--- START DATA SHOWN ---

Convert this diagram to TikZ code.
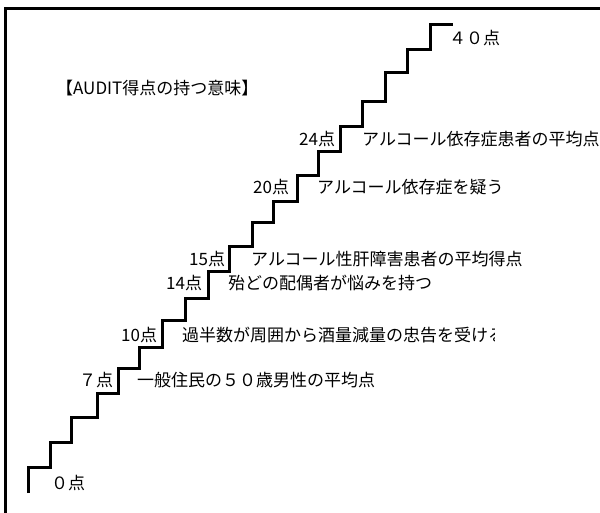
\documentclass[tikz,border=0pt]{standalone}
\usepackage{fontspec}
\newfontfamily\jp{Noto Sans CJK JP}
\begin{document}
\begin{tikzpicture}[x=1pt,y=-1pt,
  lbl/.style={font=\jp\fontsize{17}{20}\selectfont, inner sep=0pt, anchor=base west},
  stair/.style={line width=3pt, line join=miter, line cap=butt},
  frame/.style={line width=3pt, line join=miter}]
\useasboundingbox (0,0) rectangle (600,513);
\fill[white] (0,0) rectangle (600,513);
% frame
\draw[frame] (5.5,530) -- (5.5,8.5) -- (620,8.5);
% staircase
\draw[stair] (28,493) -- (28,467) -- (50,467) -- (50,442) -- (71,442) -- (71,417)
  -- (97,417) -- (97,393) -- (118,393) -- (118,368) -- (139,368) -- (139,347)
  -- (162,347) -- (162,320) -- (185,320) -- (185,298) -- (208,298) -- (208,272)
  -- (229,272) -- (229,247) -- (252,247) -- (252,223) -- (273,223) -- (273,202)
  -- (297,202) -- (297,176) -- (318,176) -- (318,152) -- (340,152) -- (340,127)
  -- (362,127) -- (362,102) -- (385,102) -- (385,73) -- (407,73) -- (407,50)
  -- (430,50) -- (430,25) -- (453,25);
% labels
\node[lbl] (title) at (56,94.5) {【AUDIT得点の持つ意味】};
\node[lbl] (p40) at (449,44.5) {４０点};
\node[lbl] (p24) at (299,145.5) {24点};
\node[lbl] (t24) at (362,145.5) {アルコール依存症患者の平均点};
\node[lbl] (p20) at (253,193.5) {20点};
\node[lbl] (t20) at (317,193.5) {アルコール依存症を疑う};
\node[lbl] (p15) at (189,265.5) {15点};
\node[lbl] (t15) at (251,265.5) {アルコール性肝障害患者の平均得点};
\node[lbl] (p14) at (166,289.5) {14点};
\node[lbl] (t14) at (228,289.5) {殆どの配偶者が悩みを持つ};
\node[lbl] (p10) at (121,341.5) {10点};
\begin{scope}
\clip (0,0) rectangle (494,513);
\node[lbl] (t10) at (182,341.5) {過半数が周囲から酒量減量の忠告を受ける};
\end{scope}
\node[lbl] (p7) at (79,386.5) {７点};
\node[lbl] (t7) at (137,386.5) {一般住民の５０歳男性の平均点};
\node[lbl] (p0) at (51,489.5) {０点};
\end{tikzpicture}
\end{document}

--- END DATA SHOWN ---

WHAT IS BEING ASKED —
Quote everything in the listing above exactly; pictures are the only thing to omit.

RESULT FOR THIS EXERCISE —
Convert this diagram to TikZ code.
\documentclass[tikz,border=0pt]{standalone}
\usepackage{fontspec}
\newfontfamily\jp{Noto Sans CJK JP}
\begin{document}
\begin{tikzpicture}[x=1pt,y=-1pt,
  lbl/.style={font=\jp\fontsize{17}{20}\selectfont, inner sep=0pt, anchor=base west},
  stair/.style={line width=3pt, line join=miter, line cap=butt},
  frame/.style={line width=3pt, line join=miter}]
\useasboundingbox (0,0) rectangle (600,513);
\fill[white] (0,0) rectangle (600,513);
% frame
\draw[frame] (5.5,530) -- (5.5,8.5) -- (620,8.5);
% staircase
\draw[stair] (28,493) -- (28,467) -- (50,467) -- (50,442) -- (71,442) -- (71,417)
  -- (97,417) -- (97,393) -- (118,393) -- (118,368) -- (139,368) -- (139,347)
  -- (162,347) -- (162,320) -- (185,320) -- (185,298) -- (208,298) -- (208,272)
  -- (229,272) -- (229,247) -- (252,247) -- (252,223) -- (273,223) -- (273,202)
  -- (297,202) -- (297,176) -- (318,176) -- (318,152) -- (340,152) -- (340,127)
  -- (362,127) -- (362,102) -- (385,102) -- (385,73) -- (407,73) -- (407,50)
  -- (430,50) -- (430,25) -- (453,25);
% labels
\node[lbl] (title) at (56,94.5) {【AUDIT得点の持つ意味】};
\node[lbl] (p40) at (449,44.5) {４０点};
\node[lbl] (p24) at (299,145.5) {24点};
\node[lbl] (t24) at (362,145.5) {アルコール依存症患者の平均点};
\node[lbl] (p20) at (253,193.5) {20点};
\node[lbl] (t20) at (317,193.5) {アルコール依存症を疑う};
\node[lbl] (p15) at (189,265.5) {15点};
\node[lbl] (t15) at (251,265.5) {アルコール性肝障害患者の平均得点};
\node[lbl] (p14) at (166,289.5) {14点};
\node[lbl] (t14) at (228,289.5) {殆どの配偶者が悩みを持つ};
\node[lbl] (p10) at (121,341.5) {10点};
\begin{scope}
\clip (0,0) rectangle (494,513);
\node[lbl] (t10) at (182,341.5) {過半数が周囲から酒量減量の忠告を受ける};
\end{scope}
\node[lbl] (p7) at (79,386.5) {７点};
\node[lbl] (t7) at (137,386.5) {一般住民の５０歳男性の平均点};
\node[lbl] (p0) at (51,489.5) {０点};
\end{tikzpicture}
\end{document}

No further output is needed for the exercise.